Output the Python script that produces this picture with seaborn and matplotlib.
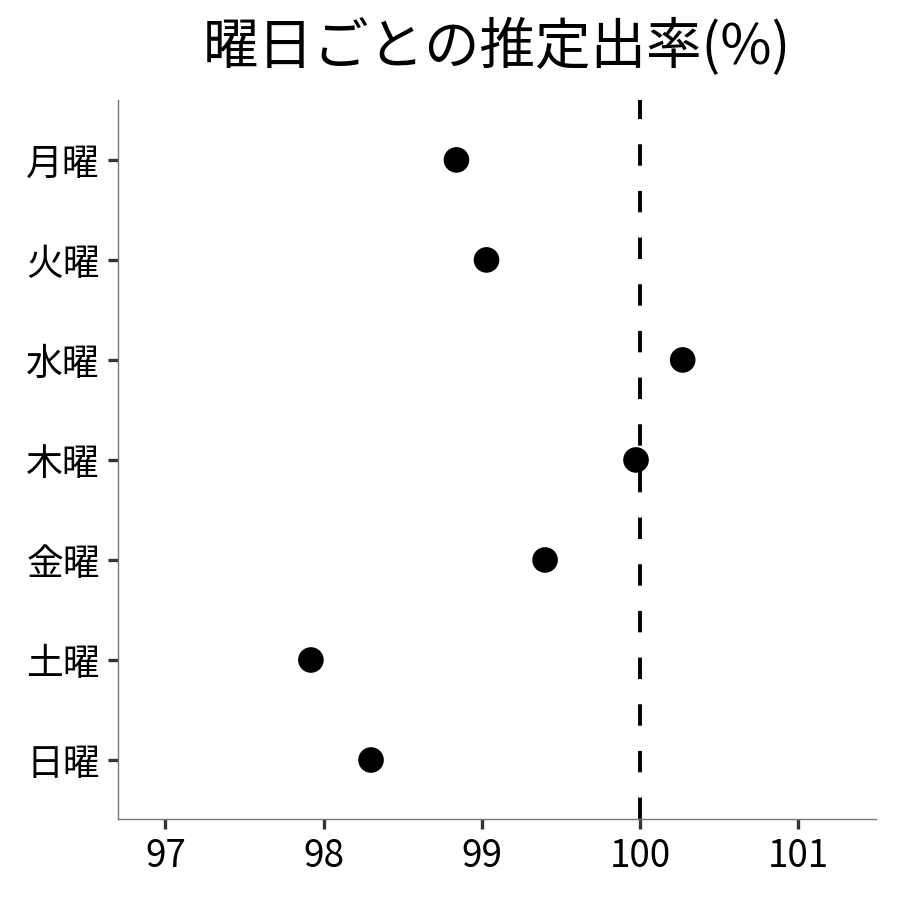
import matplotlib
matplotlib.use("Agg")
import matplotlib.pyplot as plt
import seaborn as sns
import pandas as pd

days = ["月曜", "火曜", "水曜", "木曜", "金曜", "土曜", "日曜"]
rates = [98.84, 99.03, 100.27, 99.975, 99.40, 97.92, 98.30]
xticks = [97, 98, 99, 100, 101]
ref_value = 100
title = "曜日ごとの推定出率(%)"

sns.set_theme(style="white")
plt.rcParams['font.family'] = ['Noto Sans CJK JP', 'DejaVu Sans']

df = pd.DataFrame({"day": days, "rate": rates})

fig = plt.figure(figsize=(9, 9), dpi=100)
ax = fig.add_axes([0.131, 0.09, 0.842, 0.799])

sns.scatterplot(data=df, x="rate", y="day", ax=ax, color="black", s=340,
                edgecolor="none", zorder=3)
ax.axvline(ref_value, color="black", lw=2.8, ls=(0, (5.5, 6.5)), zorder=2)

ax.set_xlim(96.70, 101.49)
ax.set_ylim(6.59, -0.6)
ax.set_xticks(xticks)
ax.set_xticklabels([str(t) for t in xticks])
ax.set_xlabel("")
ax.set_ylabel("")

for side in ["top", "right"]:
    ax.spines[side].set_visible(False)
for side in ["left", "bottom"]:
    ax.spines[side].set_color("#777777")
    ax.spines[side].set_linewidth(1.0)

ax.tick_params(axis="both", which="major", length=7, width=2.4, color="#333333",
               labelcolor="black", pad=6, left=True, bottom=True)
for lab in ax.get_xticklabels() + ax.get_yticklabels():
    lab.set_fontsize(26.5)

ax.set_title(title, fontsize=40, pad=26, color="black")

fig.savefig("out.png", dpi=100)
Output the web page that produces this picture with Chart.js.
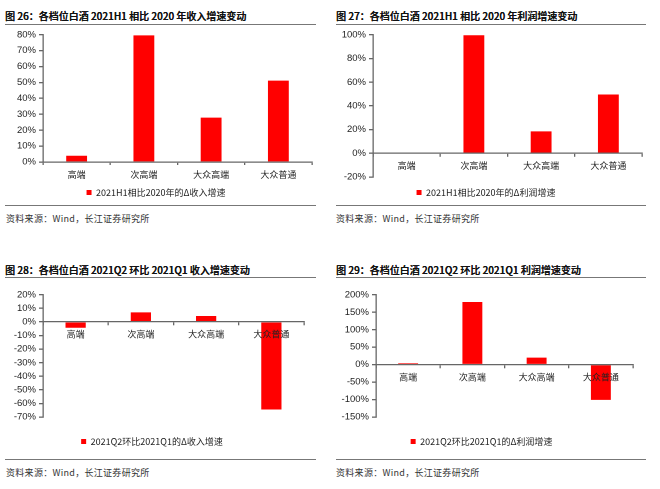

■ Directive: Copy every entry word for word, but omit the pictures.

■ Result of the task:
Output the Python script that produces this picture with seaborn and matplotlib.
import matplotlib
matplotlib.use("Agg")
import matplotlib.pyplot as plt
import seaborn as sns
import pandas as pd

days = ["月曜", "火曜", "水曜", "木曜", "金曜", "土曜", "日曜"]
rates = [98.84, 99.03, 100.27, 99.975, 99.40, 97.92, 98.30]
xticks = [97, 98, 99, 100, 101]
ref_value = 100
title = "曜日ごとの推定出率(%)"

sns.set_theme(style="white")
plt.rcParams['font.family'] = ['Noto Sans CJK JP', 'DejaVu Sans']

df = pd.DataFrame({"day": days, "rate": rates})

fig = plt.figure(figsize=(9, 9), dpi=100)
ax = fig.add_axes([0.131, 0.09, 0.842, 0.799])

sns.scatterplot(data=df, x="rate", y="day", ax=ax, color="black", s=340,
                edgecolor="none", zorder=3)
ax.axvline(ref_value, color="black", lw=2.8, ls=(0, (5.5, 6.5)), zorder=2)

ax.set_xlim(96.70, 101.49)
ax.set_ylim(6.59, -0.6)
ax.set_xticks(xticks)
ax.set_xticklabels([str(t) for t in xticks])
ax.set_xlabel("")
ax.set_ylabel("")

for side in ["top", "right"]:
    ax.spines[side].set_visible(False)
for side in ["left", "bottom"]:
    ax.spines[side].set_color("#777777")
    ax.spines[side].set_linewidth(1.0)

ax.tick_params(axis="both", which="major", length=7, width=2.4, color="#333333",
               labelcolor="black", pad=6, left=True, bottom=True)
for lab in ax.get_xticklabels() + ax.get_yticklabels():
    lab.set_fontsize(26.5)

ax.set_title(title, fontsize=40, pad=26, color="black")

fig.savefig("out.png", dpi=100)
Output the web page that produces this picture with Chart.js.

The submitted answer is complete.